Why Albania Is the Most Environmentally Friendly Place for Electric Cars
It's for a good reason.
If you want to drive an electric car and save the planet, you need to move to Albania. A new study released this week revealed the country is the best place to drive an electric car, as it generates all of its electricity from hydroelectric power. That means when a driver charges up their car, they know it’s coming from a renewable source, rather than fossil fuels.
“That is the one thing all of the top countries had in common — a very high percentage of their electricity comes from hydroelectric power,” Brandon Schoettle tells Inverse. He’s the co-author of the paper and project manager at the University of Michigan’s transportation research institute.
The study is a sharp reminder that with Tesla and similar brands, switching to an electric vehicle is not a magic bullet when it comes to helping the environment. Tesla CEO Elon Musk has obsessed over the electric car for 25 years, but he pairs his passion with projects like solar panels as part of a push to get the world onto clean energy. Russian president Vladimir Putin told reporters last month that because the ultimate energy source for many electric cars is oil or coal, he believed Tesla’s vehicles are not as good for the environment as cars that run on natural gas.
The recently released paper, “Fuel Sources for Electricity in the Individual Countries of the World and the Consequent Emissions from Driving Electric Vehicles,” was written in collaboration with Michael Sivak, a research professor at the institute. The pair set out to look beyond the eco-friendly marketing and find out where electric vehicles source their energy from.
The findings were stark. While an average gas-powered car gets around 32 miles to the gallon, driving an electric car in Albania is the equivalent of getting a staggering 5,100 miles per gallon of gas. Electric vehicles in the United States get around 55.4 miles per gallon, while the global average is 51.5 miles per gallon. In most cases, you’re still doing your bit to save the planet with an electric car, but it varies wildly depending on location.
“At the very least, this study is a bit of a reminder that the cleanliness of [electric vehicles] is only as clean as the indirect emissions from the fuel source(s) used to make the electricity,” Schoettle says. “But it is also a reminder that the average new vehicle in the U.S. that gets around 25 mpg is still much less clean than even the dirtiest electricity fuel sources — like in Gibraltar or Botswana, both with 29 mpg-equivalent from using 100 percent coal and/or oil to make their electricity.”

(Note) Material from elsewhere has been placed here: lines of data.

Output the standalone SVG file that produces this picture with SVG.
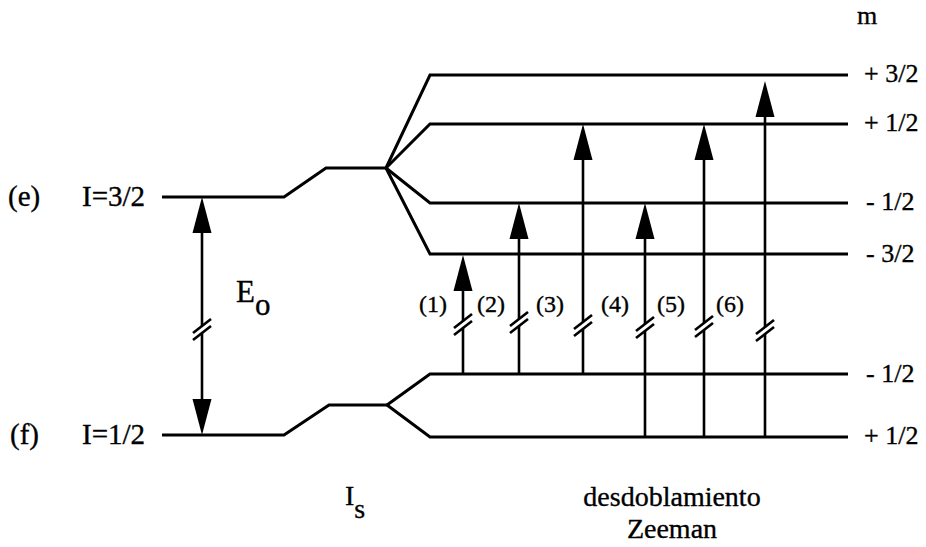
<svg xmlns="http://www.w3.org/2000/svg" xmlns:xlink="http://www.w3.org/1999/xlink" width="926" height="547" viewBox="0 0 926 547">
<style>
.lv{fill:none;stroke:#000;stroke-width:3;stroke-linejoin:miter}
.sh{fill:none;stroke:#000;stroke-width:2.6}
.mk{stroke:#000;stroke-width:2.6;stroke-linecap:butt}
text{fill:#000;stroke:#000;stroke-width:0.35}
.lab{font-size:29px}
.rt{font-size:26px}
.num{font-size:24px}
.big{font-size:28px}
.eo{font-size:31px}
</style>
<defs>
<path id="ah" d="M0,0 L-9.5,36 L9.5,36 Z" fill="#000"/>
<g id="brk"><line class="mk" x1="-9" y1="5" x2="9" y2="-9"/><line class="mk" x1="-9" y1="12" x2="9" y2="-2"/></g>
</defs>
<g id="levels">
<g id="excited"><path class="lv" d="M162,197 H284 L326,168 H386"/>
<path class="lv" d="M386,168 L430,75 H848"/>
<path class="lv" d="M386,168 L430,124 H848"/>
<path class="lv" d="M386,168 L430,203 H848"/>
<path class="lv" d="M386,168 L430,254 H848"/></g>
<g id="ground"><path class="lv" d="M162,435 H284 L329,405 H387"/>
<path class="lv" d="M387,405 L430,374 H848"/>
<path class="lv" d="M387,405 L430,437 H848"/></g>
</g>
<g id="connectors">
<g id="eo"><path class="sh" d="M202,225 V326 M202,333 V410"/><use xlink:href="#ah" transform="translate(202,197)"/><use xlink:href="#ah" transform="translate(202,435) scale(1,-1)"/><use xlink:href="#brk" transform="translate(202,328)"/></g>
<g id="t1"><path class="sh" d="M463,374 V328 M463,321 V280"/><use xlink:href="#ah" transform="translate(463,255)"/><use xlink:href="#brk" transform="translate(463,323)"/></g>
<g id="t2"><path class="sh" d="M519,374 V326 M519,319 V228"/><use xlink:href="#ah" transform="translate(519,203)"/><use xlink:href="#brk" transform="translate(519,321)"/></g>
<g id="t3"><path class="sh" d="M583,374 V329 M583,322 V149"/><use xlink:href="#ah" transform="translate(583,124)"/><use xlink:href="#brk" transform="translate(583,324)"/></g>
<g id="t4"><path class="sh" d="M645,437 V331 M645,324 V228"/><use xlink:href="#ah" transform="translate(645,203)"/><use xlink:href="#brk" transform="translate(645,326)"/></g>
<g id="t5"><path class="sh" d="M704,437 V330 M704,323 V149"/><use xlink:href="#ah" transform="translate(704,124)"/><use xlink:href="#brk" transform="translate(704,325)"/></g>
<g id="t6"><path class="sh" d="M765,437 V334 M765,327 V105"/><use xlink:href="#ah" transform="translate(765,81)"/><use xlink:href="#brk" transform="translate(765,329)"/></g>
</g>
<g id="labels" font-family="'Liberation Serif', 'Times New Roman', serif">
<text class="lab" x="8" y="206">(e)</text>
<text class="lab" x="82" y="206">I=3/2</text>
<text class="lab" x="10" y="444">(f)</text>
<text class="lab" x="82" y="444">I=1/2</text>
<text class="eo" x="236" y="302">E<tspan dy="13">o</tspan></text>
<text class="big" x="345" y="505">I<tspan dy="13">s</tspan></text>
<text class="num" x="419" y="312">(1)</text>
<text class="num" x="477" y="312">(2)</text>
<text class="num" x="536" y="312">(3)</text>
<text class="num" x="601" y="312">(4)</text>
<text class="num" x="657" y="312">(5)</text>
<text class="num" x="716" y="312">(6)</text>
<text class="rt" x="857" y="24">m</text>
<text class="rt" x="864" y="82">+ 3/2</text>
<text class="rt" x="864" y="131">+ 1/2</text>
<text class="rt" x="866" y="210">- 1/2</text>
<text class="rt" x="866" y="262">- 3/2</text>
<text class="rt" x="866" y="382">- 1/2</text>
<text class="rt" x="864" y="444">+ 1/2</text>
<text class="big" x="672" y="506" text-anchor="middle">desdoblamiento</text>
<text class="big" x="672" y="538" text-anchor="middle">Zeeman</text>
</g>
</svg>
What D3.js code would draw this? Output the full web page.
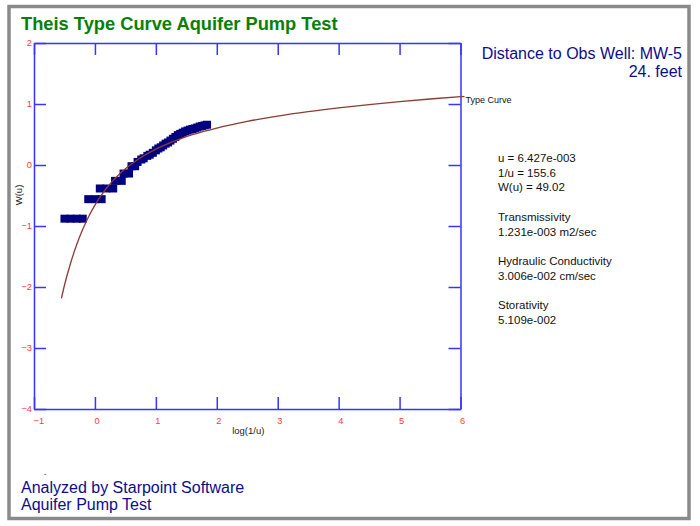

If you’re specifically looking to take a Tesla for a fuel-efficient spin around Tirana, though, you may want to hold off. Tesla has not built any supercharging stations in Albania, and has no current plans to do so. The charging points provide 120 kilowatts of power to charge a 90kWh Model S to 80 percent capacity in around 30 minutes., You’ll have to cross over to Greece or Macedonia, where the company plans to build charge points in the future.